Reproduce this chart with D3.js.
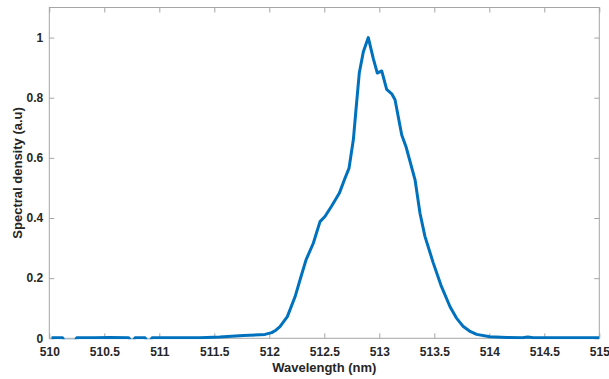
<!DOCTYPE html>
<html><head><meta charset="utf-8">
<script src="https://cdn.jsdelivr.net/npm/d3@7"></script>
<style>
html,body{margin:0;padding:0;background:#fff;}
svg{display:block;}
</style></head>
<body>
<svg id="chart" width="609" height="379"></svg>
<script>
// Data
const wavelength = [510.02,510.12,510.135,510.235,510.25,510.4,510.55,510.72,510.74,510.765,510.78,510.87,510.885,510.92,510.935,511.1,511.37,511.55,511.764,511.961,512.022,512.06,512.097,512.164,512.234,512.279,512.334,512.4,512.461,512.506,512.567,512.636,512.688,512.725,512.764,512.788,512.818,512.855,512.9,512.945,512.982,513.022,513.067,513.113,513.143,513.204,513.243,513.325,513.37,513.415,513.491,513.56,513.643,513.70,513.764,513.82,513.885,514.006,514.158,514.3,514.35,514.4,514.6,514.8,515.0];
const density =    [0.002,0.002,-0.008,-0.008,0.002,0.002,0.003,0.002,-0.008,-0.008,0.002,0.002,-0.008,-0.008,0.002,0.002,0.002,0.004,0.009,0.013,0.019,0.027,0.039,0.072,0.138,0.194,0.261,0.316,0.388,0.405,0.44,0.482,0.532,0.566,0.66,0.76,0.882,0.953,1.0,0.931,0.882,0.889,0.828,0.813,0.793,0.676,0.637,0.527,0.416,0.339,0.25,0.177,0.105,0.068,0.039,0.024,0.013,0.005,0.003,0.002,0.004,0.002,0.002,0.002,0.002];
const xTicks = [510,510.5,511,511.5,512,512.5,513,513.5,514,514.5,515];
const xTickLabels = ["510","510.5","511","511.5","512","512.5","513","513.5","514","514.5","515"];
const yTicks = [0,0.2,0.4,0.6,0.8,1];
const yTickLabels = ["0","0.2","0.4","0.6","0.8","1"];
const xLabel = "Wavelength (nm)";
const yLabel = "Spectral density (a.u)";

const svg = d3.select("#chart");
const L = 49.3, R = 599.3, T = 7.5, B = 338.3;
const x = d3.scaleLinear().domain([510,515]).range([L,R]);
const y = d3.scaleLinear().domain([0,1.1]).range([B,T]);
const axisColor = "#a6a6a6";
const textColor = "#262626";
const font = "'Liberation Sans', Arial, sans-serif";

svg.append("defs").append("clipPath").attr("id","clip")
  .append("rect").attr("x",L).attr("y",T).attr("width",R-L).attr("height",B-T+1);

// box
svg.append("rect").attr("x",L).attr("y",T).attr("width",R-L).attr("height",B-T)
  .attr("fill","none").attr("stroke",axisColor).attr("stroke-width",1);

function styleAxis(g, showText){
  g.select(".domain").remove();
  g.selectAll(".tick line").attr("stroke",axisColor);
  g.selectAll("text").attr("fill",textColor).attr("font-family",font)
   .attr("font-size","12px").attr("font-weight","bold");
  if(!showText) g.selectAll("text").remove();
}

svg.append("g").attr("transform",`translate(0,${B})`)
  .call(d3.axisBottom(x).tickValues(xTicks).tickFormat((d,i)=>xTickLabels[i]).tickSizeInner(-5).tickSizeOuter(0).tickPadding(9))
  .call(g=>styleAxis(g,true));
svg.append("g").attr("transform",`translate(0,${T})`)
  .call(d3.axisTop(x).tickValues(xTicks).tickSizeInner(-5).tickSizeOuter(0))
  .call(g=>styleAxis(g,false));
svg.append("g").attr("transform",`translate(${L},0)`)
  .call(d3.axisLeft(y).tickValues(yTicks).tickFormat((d,i)=>yTickLabels[i]).tickSizeInner(-5).tickSizeOuter(0).tickPadding(6))
  .call(g=>styleAxis(g,true));
svg.append("g").attr("transform",`translate(${R},0)`)
  .call(d3.axisRight(y).tickValues(yTicks).tickSizeInner(-5).tickSizeOuter(0))
  .call(g=>styleAxis(g,false));

const data = wavelength.map((w,i)=>({w, v: density[i]}));
svg.append("path").datum(data)
  .attr("clip-path","url(#clip)")
  .attr("fill","none").attr("stroke","#0072BD").attr("stroke-width",3)
  .attr("stroke-linejoin","round")
  .attr("d", d3.line().x(d=>x(d.w)).y(d=>y(d.v)));

svg.append("text").attr("x",(L+R)/2).attr("y",372).attr("text-anchor","middle")
  .attr("font-family",font).attr("font-size","13px").attr("font-weight","bold")
  .attr("fill",textColor).text(xLabel);
svg.append("text").attr("transform",`translate(22,${(T+B)/2}) rotate(-90)`)
  .attr("text-anchor","middle")
  .attr("font-family",font).attr("font-size","13px").attr("font-weight","bold")
  .attr("fill",textColor).text(yLabel);
</script>
</body></html>
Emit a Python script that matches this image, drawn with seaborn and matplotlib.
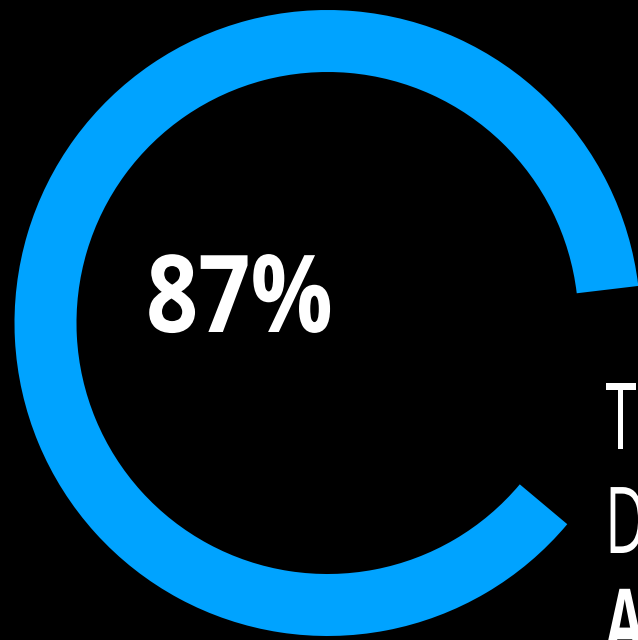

Task prompt: Each line of the data should be quoted exactly, with pictures left out.

Result of this task:
Reproduce this chart with D3.js.
<!DOCTYPE html>
<html><head><meta charset="utf-8">
<script src="https://cdn.jsdelivr.net/npm/d3@7"></script>
<style>
html,body{margin:0;padding:0;background:#fff;}
svg{display:block;}
</style></head>
<body>
<svg id="chart" width="609" height="379"></svg>
<script>
// Data
const wavelength = [510.02,510.12,510.135,510.235,510.25,510.4,510.55,510.72,510.74,510.765,510.78,510.87,510.885,510.92,510.935,511.1,511.37,511.55,511.764,511.961,512.022,512.06,512.097,512.164,512.234,512.279,512.334,512.4,512.461,512.506,512.567,512.636,512.688,512.725,512.764,512.788,512.818,512.855,512.9,512.945,512.982,513.022,513.067,513.113,513.143,513.204,513.243,513.325,513.37,513.415,513.491,513.56,513.643,513.70,513.764,513.82,513.885,514.006,514.158,514.3,514.35,514.4,514.6,514.8,515.0];
const density =    [0.002,0.002,-0.008,-0.008,0.002,0.002,0.003,0.002,-0.008,-0.008,0.002,0.002,-0.008,-0.008,0.002,0.002,0.002,0.004,0.009,0.013,0.019,0.027,0.039,0.072,0.138,0.194,0.261,0.316,0.388,0.405,0.44,0.482,0.532,0.566,0.66,0.76,0.882,0.953,1.0,0.931,0.882,0.889,0.828,0.813,0.793,0.676,0.637,0.527,0.416,0.339,0.25,0.177,0.105,0.068,0.039,0.024,0.013,0.005,0.003,0.002,0.004,0.002,0.002,0.002,0.002];
const xTicks = [510,510.5,511,511.5,512,512.5,513,513.5,514,514.5,515];
const xTickLabels = ["510","510.5","511","511.5","512","512.5","513","513.5","514","514.5","515"];
const yTicks = [0,0.2,0.4,0.6,0.8,1];
const yTickLabels = ["0","0.2","0.4","0.6","0.8","1"];
const xLabel = "Wavelength (nm)";
const yLabel = "Spectral density (a.u)";

const svg = d3.select("#chart");
const L = 49.3, R = 599.3, T = 7.5, B = 338.3;
const x = d3.scaleLinear().domain([510,515]).range([L,R]);
const y = d3.scaleLinear().domain([0,1.1]).range([B,T]);
const axisColor = "#a6a6a6";
const textColor = "#262626";
const font = "'Liberation Sans', Arial, sans-serif";

svg.append("defs").append("clipPath").attr("id","clip")
  .append("rect").attr("x",L).attr("y",T).attr("width",R-L).attr("height",B-T+1);

// box
svg.append("rect").attr("x",L).attr("y",T).attr("width",R-L).attr("height",B-T)
  .attr("fill","none").attr("stroke",axisColor).attr("stroke-width",1);

function styleAxis(g, showText){
  g.select(".domain").remove();
  g.selectAll(".tick line").attr("stroke",axisColor);
  g.selectAll("text").attr("fill",textColor).attr("font-family",font)
   .attr("font-size","12px").attr("font-weight","bold");
  if(!showText) g.selectAll("text").remove();
}

svg.append("g").attr("transform",`translate(0,${B})`)
  .call(d3.axisBottom(x).tickValues(xTicks).tickFormat((d,i)=>xTickLabels[i]).tickSizeInner(-5).tickSizeOuter(0).tickPadding(9))
  .call(g=>styleAxis(g,true));
svg.append("g").attr("transform",`translate(0,${T})`)
  .call(d3.axisTop(x).tickValues(xTicks).tickSizeInner(-5).tickSizeOuter(0))
  .call(g=>styleAxis(g,false));
svg.append("g").attr("transform",`translate(${L},0)`)
  .call(d3.axisLeft(y).tickValues(yTicks).tickFormat((d,i)=>yTickLabels[i]).tickSizeInner(-5).tickSizeOuter(0).tickPadding(6))
  .call(g=>styleAxis(g,true));
svg.append("g").attr("transform",`translate(${R},0)`)
  .call(d3.axisRight(y).tickValues(yTicks).tickSizeInner(-5).tickSizeOuter(0))
  .call(g=>styleAxis(g,false));

const data = wavelength.map((w,i)=>({w, v: density[i]}));
svg.append("path").datum(data)
  .attr("clip-path","url(#clip)")
  .attr("fill","none").attr("stroke","#0072BD").attr("stroke-width",3)
  .attr("stroke-linejoin","round")
  .attr("d", d3.line().x(d=>x(d.w)).y(d=>y(d.v)));

svg.append("text").attr("x",(L+R)/2).attr("y",372).attr("text-anchor","middle")
  .attr("font-family",font).attr("font-size","13px").attr("font-weight","bold")
  .attr("fill",textColor).text(xLabel);
svg.append("text").attr("transform",`translate(22,${(T+B)/2}) rotate(-90)`)
  .attr("text-anchor","middle")
  .attr("font-family",font).attr("font-size","13px").attr("font-weight","bold")
  .attr("fill",textColor).text(yLabel);
</script>
</body></html>
Emit a Python script that matches this image, drawn with seaborn and matplotlib.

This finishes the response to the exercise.